C. Mellon – On trouve rarement un réfugié environnemental au sens strict. C’est toujours mêlé d’autres considérations politiques, économiques, etc. À supposer qu’on veuille définir juridiquement un « réfugié environnemental », il serait très difficile de le faire de manière aussi précise que, pour la persécution, la Convention de 1951.
A. Paumard – En Somalie, dans les années 1990, la désertification était une des causes de la déstabilisation du pays. Ce problème climatique est vu sous le prisme politique en Europe. Bon nombre de Somaliens qui ont demandé la protection alors sont autant réfugiés politiques que climatiques.
Face aux usages politiques des catégories, que peut la société civile ?
M.-C. Saglio-Yatzimirsky – Dès que s’installe une relation de personne à personne entre nos concitoyens et l’« autre », qui permet aux premiers de mieux comprendre ce qu’ils ne comprennent pas, de mieux connaître ce qu’ils ne connaissent pas, de dépasser la « peur » manipulée par les médias et les politiques, alors tout devient possible. Il faudrait valoriser les réalisations positives dans les médias. Par exemple, des secteurs en tension qui reprennent grâce à l’embauche de migrants, la réussite d’étudiants exilés dans les réseaux Mens (Migrants dans l’enseignement supérieur), la capacité d’initiative et d’entreprenariat de certains, l’incroyable apport culturel que représentent les exilés et qui vont à l’encontre de la grande peur du « communautarisme »…

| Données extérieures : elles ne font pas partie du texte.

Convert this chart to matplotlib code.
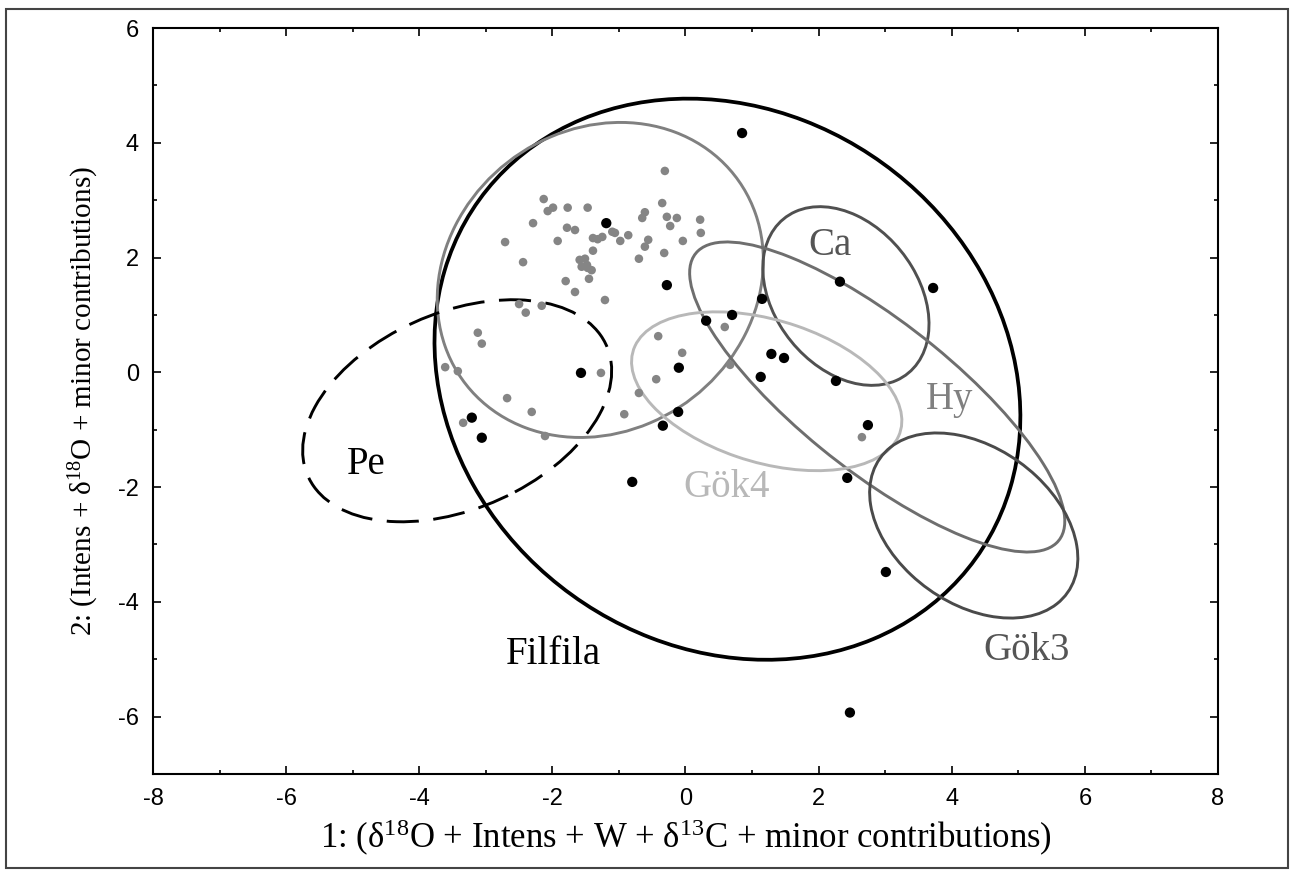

A. Paumard – À JRS France, pour lutter contre les catégories, on essaie de voir les personnes d’abord. Pour JRS Jeunes, par exemple, mais on s’appuie sur les catégories pour les intégrer à certains programmes, comme JRS Welcome ou JRS Ruralité. Dépasser les catégories pour s’adresser à la personne, c’est possible à une petite échelle. Mais comment le faire à grande échelle ?
C. Wihtol de Wenden – Les catégories sont nécessaires, mais non suffisantes. Il faut plus de souplesse. L’esprit de la mise en place de ces catégories est encore plus important que l’existence même de ces catégories. Il convient de les élargir dans un traitement qui soit le plus humain possible.